Native American Rights, the Supreme Court, and Special Collections at Princeton University Library

Native American Rights, the Supreme Court, and Special Collections at Princeton University Library

By Dan Linke

Three children
Zuni children, 1970. Princeton University Collection of Western Americana Photographs (WC054), Box L33, Folder L0416.

A recent, news-making, end-of-term Supreme Court decision concerning Native American rights has a connection to an important collection within the Public Policy Papers.  In Haaland v. Brackeen, the Court affirmed the constitutionality of the Indian Child Welfare Act (ICWA) of 1978. The Act set federal standards aimed at keeping Native American children involved in adoption, custody, and foster care cases within their tribes.  It reversed a previous practice in which Native American children were routinely removed from their tribes, separating them from both extended family and cultural traditions.

Alfonso Ortiz
Alfonso Ortiz, 1973. Photo from Daily Princetonian.

The 1978 passage of the ICWA was supported by many tribes and organizations, including the Association on American Indian Affairs (AAIA), whose records are held in the Public Policy Papers.  Established in the 1920s by New Yorkers interested in Pueblo art, the organization grew to advocate for the interests of Native Americans, including education, industry, health and sanitation, land tenure, irrigation, religion, and autonomy.  By 1973, Princeton University anthropologist Alfonso Ortiz of the Pueblo of San Juan (and the first Native American to serve as AAIA’s president) said, “The Association has set as its major and immediate goal the comprehensive implementation of Indian self-determination in all its aspects…”  This led to AAIA’s active support of the enactment of the Indian Child Welfare Act, which is documented in over 20 boxes detailing AAIA’s work on the Act’s proposal, drafting, and passage, as well as  its subsequent efforts implementing the Act and studying its impact.

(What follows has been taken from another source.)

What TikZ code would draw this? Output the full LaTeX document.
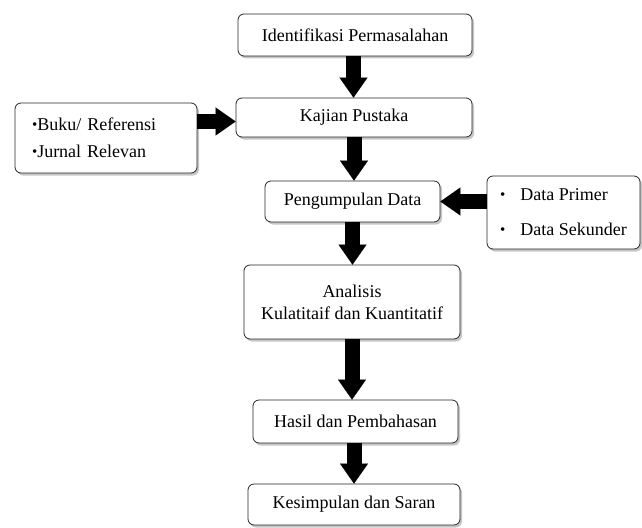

Handwritten notes about "ICW Amendments" that include "Keep family intact whenever possible" and "Placements w/in extended family, tribe, etc., whenever possible"
Notes found in the Association on American Indian Affairs Records (MC147), Box 308, Folder 1.

In the Haaland case, the Supreme Court rejected a states’ right argument that would have gutted the ICWA, instead deciding by 7-2 that the Congress does have the constitutional authority to pass legislation to “secure the right of Indian parents to raise their families as they please; the right of Indian children to grow in their culture; and the right of Indian communities to resist fading into the twilight of history.”